The Rays do this every winter, it seems: Trade away established players getting closer to free agency. Sign one middle-tier free agent to a one-year deal. Acquire a platoon of under-the-radar relievers on minor-league deals. Rinse, repeat.

As far as baseball operations goes, it has been a boring offseason in Tampa. That’s probably a good thing, considering all the turmoil swirling around their stadium plans.

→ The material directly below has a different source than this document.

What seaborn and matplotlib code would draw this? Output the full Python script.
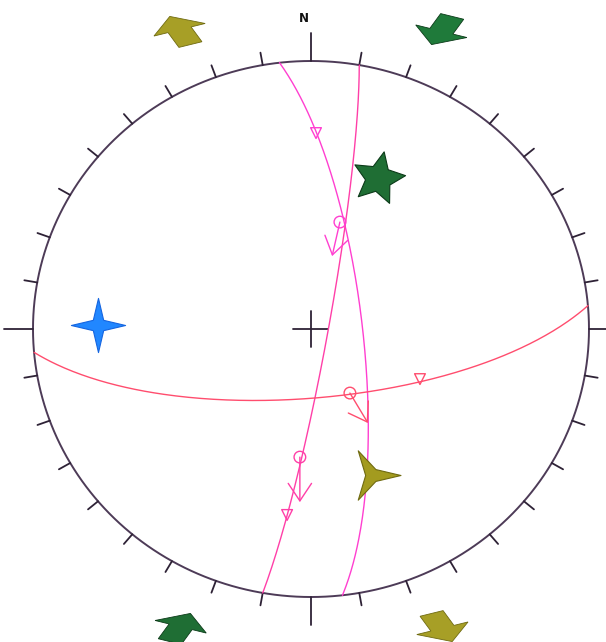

  • Signed OF Anthony Santander to a 5-year deal

  • Signed RP Jeff Hoffman to a 3-year deal

  • Acquired 2B Andrés Giménez via trade from the Cleveland Guardians

  • Acquired OF Myles Straw via trade from the Cleveland Guardians

It’s easy and somewhat fun to clown on the Jays for finishing second on seemingly every major free agent. They made a competitive offer to Soto, but it wasn’t enough. They outshot the Diamondbacks on Corbin Burnes, but he opted to take less to live at home in Phoenix. They secured an in-person meeting with Roki Sasaki, only for the highly touted hurler to sign in L.A. Their decision to send veteran reliever Chad Green, among others, to Sasaki’s meeting, while the Dodgers sent — oh, I don’t know — Shohei Ohtani, kind of elucidates where this organization stands.

But all together, it’s actually a pretty solid offseason. The Jays needed power, so they signed Santander, one of the game’s top tater-makers. They needed lineup depth and infield defense, so they traded for Giménez, an all-time-great second-base glove. They needed bullpen upgrades, so they brought in Hoffman, arguably the second-best reliever on the market.

If they can reel in Bregman or Pete Alonso, the Jays could be sitting pretty entering 2025.

Of course, it would all go up in smoke if Toronto can’t reach an extension with Vladimir Guerrero Jr. But so far, not bad.